Shareholders in the Hipgnosis Songs Fund - or SONG - have backed a proposal to give its board discretionary powers to pay fees of up to £20 million to any possible bidder for the music catalogues it owns. At an Extraordinary General Meeting earlier today, 68.4% of eligible shareholders participated in the vote and 99.9% of those participating voted in favour of the plan.
The new board of SONG announced the proposal last month. It means directors will be able to pay up to £20 million to “any prospective bidder(s) who approach the board seeking to make an acquisition of the assets of the company on terms recommendable by the board to shareholders”.
When first making the proposal, the directors said that being able to offer such payments will “provide significant protection to prospective offerors against their due diligence and acquisition costs” and help “ensure that they are not deterred from seeking to engage” with HSF should they wish to buy some or all of the fund’s assets.
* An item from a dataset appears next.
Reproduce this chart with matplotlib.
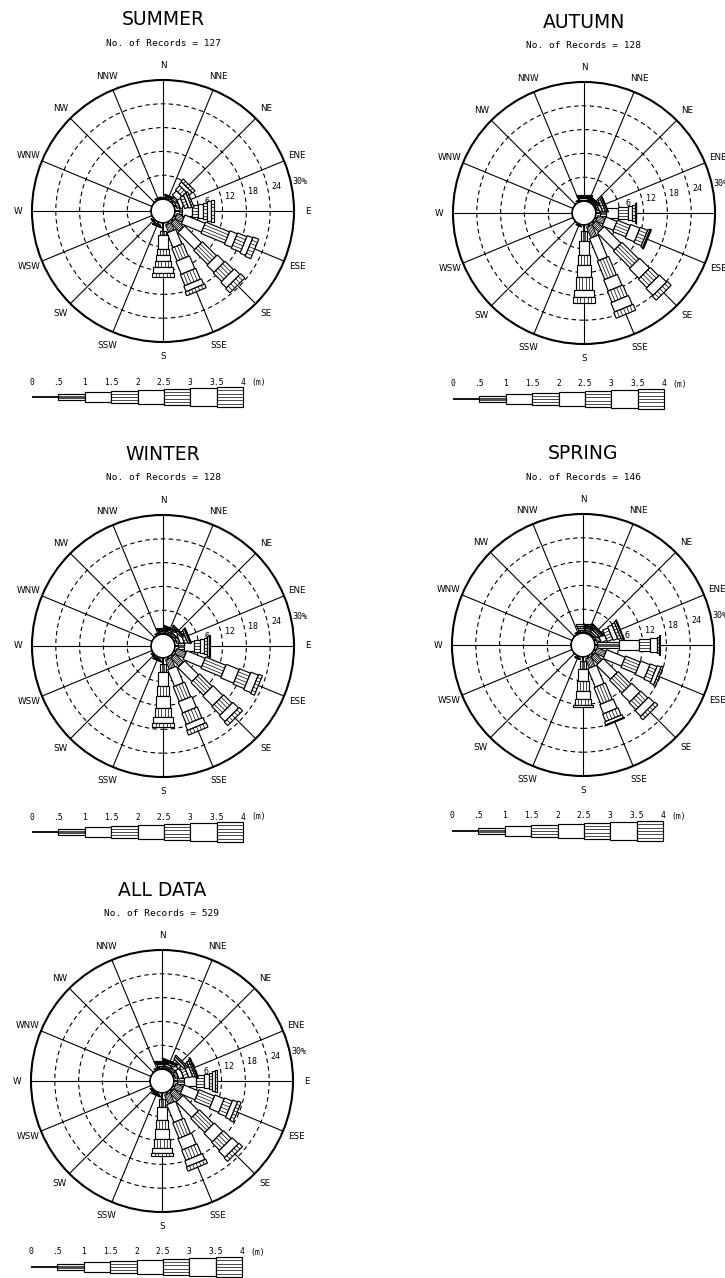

At today's EGM, 825 million shareholder votes backed the proposal, while 1.1 million opposed it. It's not clear from the breakdown of the voting how many individual shareholders or entities the 1.1 million shareholder votes cast against the motion might represent. In monetary terms that stake constitutes a relatively modest investment in the company and it's entirely conceivable that those shares could be controlled by just one or two people.
The board of SONG is still in the process of conducting a strategic review of the fund's operations, including its relationship with investment advisor Hipgnosis Song Management. There has, of course, been a war of words of late between the two Hipgnosis entities, which were both founded by Merck Mercuriadis. He continues to head up HSM, although he announced last week that he will move from a CEO role to become Chair.